Le financement des films africains par les banques est un véritable parcours du combattant
Après un démarrage quelque peu timide, le Festival international du film mixte (FIFMI) de Ngaoundéré qui a démarré le samedi 16 décembre atteint progressivement sa vitesse de croisière. La matinée du lundi 14 décembre a été ponctuée dans la matinée par un colloque sur le film anthropologique à 10 heures. Le point culminant de cette journée était la table ronde qui s’est tenue en l’après-midi dans les locaux de la communauté urbaine de Ngaoundéré, entre banquiers et professionnels du cinéma avec comme modérateur le journaliste Rémi Atangana.
Pour mieux poser le diagnostic des problèmes dont souffrent le cinéma camerounais en particulier et africain en général, l’un des participants a commencé par présenter la situation au Nigéria qui constitue une exception en la matière en Afrique. Au Nigéria, la production des films a commencé dans les langues locales (Ibo et Yoruba) puis en anglais, ce qui a suscité une grande adhésion chez les consommateurs locaux. Pour ce début, le Nigéria avait comme devise corrigeons les erreurs en avançant, ce qui est tout le contraire dans d’autres pays qui veulent directement la perfection. La réussite du Nigéria dans la production cinématographique vient aussi des médias. Le Nigéria qui, selon les dires de Gérard Essomba Many est un véritable »monstre » en la matière, un pays qui avait 82 chaînes de télévision avant que la France n’ait sa 2e chaine. Assez suffisant pour faire tourner son industrie cinématographique à plein régime. Pour encourager toutes ces initiatives, l’Etat a mis sur pied une Ecole nationale de cinéma avec au départ une formation gratuite des cinéastes. En plus de cette culture cinématographique, on retient que le prix de revient du support d’un film au Nigéria est au niveau du consommateur moyen. Voilà en quelque sorte les raisons du success story nigérian dans le domaine cinématographique. Un exemple que les autres pays gagneraient à copier.
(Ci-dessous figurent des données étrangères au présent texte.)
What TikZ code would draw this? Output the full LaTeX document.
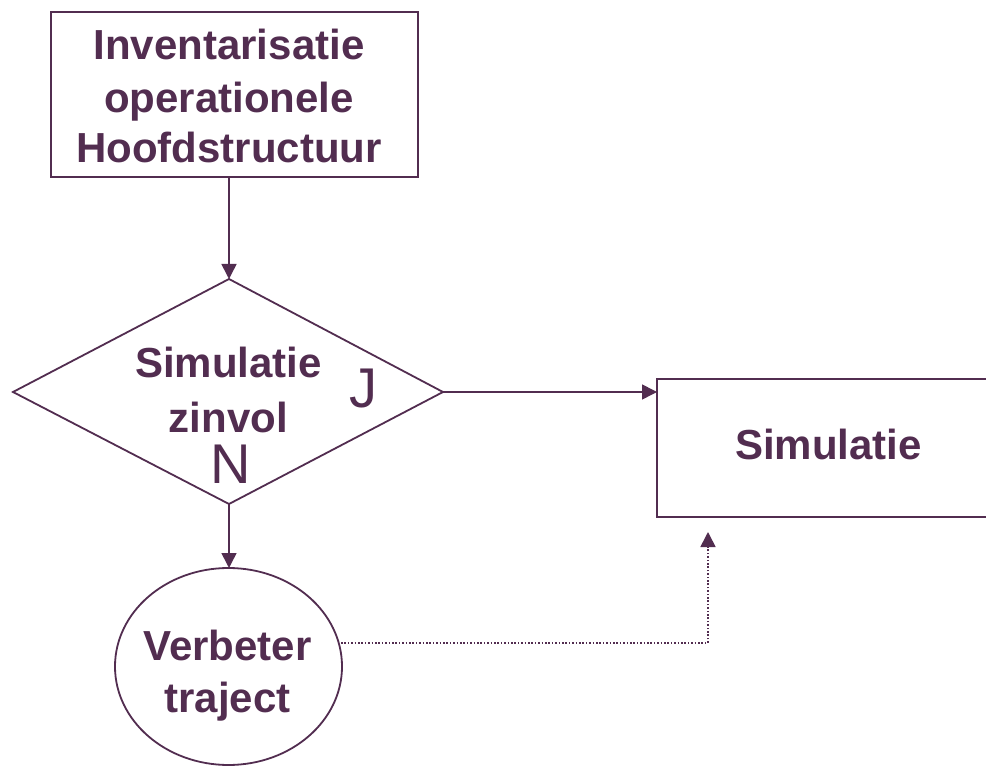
\documentclass[tikz,border=0pt]{standalone}
\usepackage{fontspec}
\setmainfont{Liberation Sans}
\usetikzlibrary{arrows.meta,shapes.geometric}
\definecolor{plum}{RGB}{82,45,80}
\begin{document}
\begin{tikzpicture}[x=1pt,y=-1pt,
  shapeline/.style={draw=plum,line width=1.8pt,inner sep=0pt,outer sep=0pt},
  conn/.style={draw=plum,line width=1.6pt,-{Triangle[length=15pt,width=15pt]}},
  dotconn/.style={draw=plum,line width=1.6pt,dash pattern=on 1.6pt off 1.8pt,-{Triangle[length=15pt,width=15pt]}},
  lbl/.style={text=plum,font=\fontsize{42}{52}\selectfont\bfseries,anchor=base,inner sep=0pt},
  letter/.style={text=plum,font=\fontsize{56}{60}\selectfont,anchor=base,inner sep=0pt}]
\useasboundingbox (0,0) rectangle (986,767);
\clip (0,0) rectangle (986,767);
\fill[white] (0,0) rectangle (986,767);

% top box
\node[shapeline,rectangle,minimum width=367pt,minimum height=165pt] (inv) at (234.5,94.5) {};
\node[lbl] (t1) at (229,60) {Inventarisatie};
\node[lbl] (t2) at (229,113) {operationele};
\node[lbl] (t3) at (229,163) {Hoofdstructuur};

% decision diamond
\coordinate (dT) at (229,279);
\coordinate (dR) at (443,392);
\coordinate (dB) at (229,504);
\coordinate (dL) at (13,392);
\draw[shapeline] (dT) -- (dR) -- (dB) -- (dL) -- cycle;
\node[lbl] (d1) at (228.5,378) {Simulatie};
\node[lbl] (d2) at (228.5,432) {zinvol};
\node[letter] (J) at (363,408) {J};
\node[letter] (N) at (231,483) {N};

% simulation box (runs off the right edge)
\node[shapeline,rectangle,minimum width=343pt,minimum height=138pt] (sim) at (828.5,448) {};
\node[lbl] (simt) at (828.5,460) {Simulatie};

% improvement ellipse
\node[shapeline,ellipse,minimum width=227pt,minimum height=197pt] (verb) at (228.5,666.5) {};
\node[lbl] (v1) at (227.5,660) {Verbeter};
\node[lbl] (v2) at (227.5,712) {traject};

% connectors
\draw[conn] (inv.south -| dT) -- (dT);
\draw[conn] (dR) -- (sim.west |- dR);
\draw[conn] (dB) -- (dB |- verb.north);
\coordinate (dS) at (341,643);
\coordinate (dE) at (708,532);
\draw[dotconn] (dS) -| (dE);
\end{tikzpicture}
\end{document}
C’est après ce diagnostic que les professionnels du 7e art ont abordé la question du financement proprement dit. Il en ressort que le film est à la fois une denrée culturelle et surtout commerciale. Et comme telle, il doit se vendre. La question de fond était donc celle de savoir si le cinéma africain est bancable ? puisque celui qui veut vendre son projet à un banquier »vent du vent », c’est-à-dire un projet immatériel, il est difficile d’obtenir des financements. C’est la raison pour laquelle les banquiers vont souvent exiger des garanties : un titre foncier, une hypothèque… Mais l’autre question qui revenait était celle de savoir quel est l’interlocuteur qui doit négocier avec la banque ? Ensemble, ils reconnaîtront que c’est au producteur de le faire, puisque c’est lui qui a une vision encyclopédique du projet et non pas les auteurs. Non seulement il a la force communicative, mais aussi la maîtrise et la technique de la chose cinématographique. Au finish, ils reconnaîtront que le financement des films par la banque est un véritable parcours du combattant, car la banque va toujours chercher à limiter ses risques et à diminuer ses financements. Pour l’un des banquiers présents, « le banquier n’entend pas les belles histoires pour un projet qui n’a pas de rentabilité ». Un autre de renchérir, Le banquier n’achète pas le rêve. Nous n’avons pas de passions. Peu importe la personne qui se présente, il faut que le projet soit rentable et qu’il y ait des garanties.
Face à ces obstacles, les participants ont estimé qu’il est nécessaire de se retourner vers les bailleurs de fonds traditionnels du cinéma africain qui sont de trois ordres : D’abord le cinéaste lui-même qui écrira une histoire qui représente une certaine valeur dans le projet qu’il va lui-même monter. Ensuite, il y a l’Etat qui doit s’impliquer par ses démembrements (Ministère de la culture, Communes.) à travers la construction des écoles de cinéma ou par l’octroi des financements. Enfin il y a les sponsors, les mécènes et les organismes internationaux (OIF, CCF, UE.)
Pour conclure sur air d’humour sur comment trouver des financements pour produire un film, le patriarche Gérard Essomba Many a imaginé la fiction suivante : « Imaginez que les cinéastes enlèvent un Samuel Eto’o, Michael Essien ou encore Emmanuel Adebayor à l’approche de la CAN ou de la coupe du monde en exigeant une rançon de 500 millions de Fcfa. Puisque ce sont les seules images qui se vendent actuellement, les gouvernements et même les populations mettront tous les moyens en uvre pour trouver la somme demandée ». Ce n’est peut-être pas une simple fiction, mais un projet très ambitieux.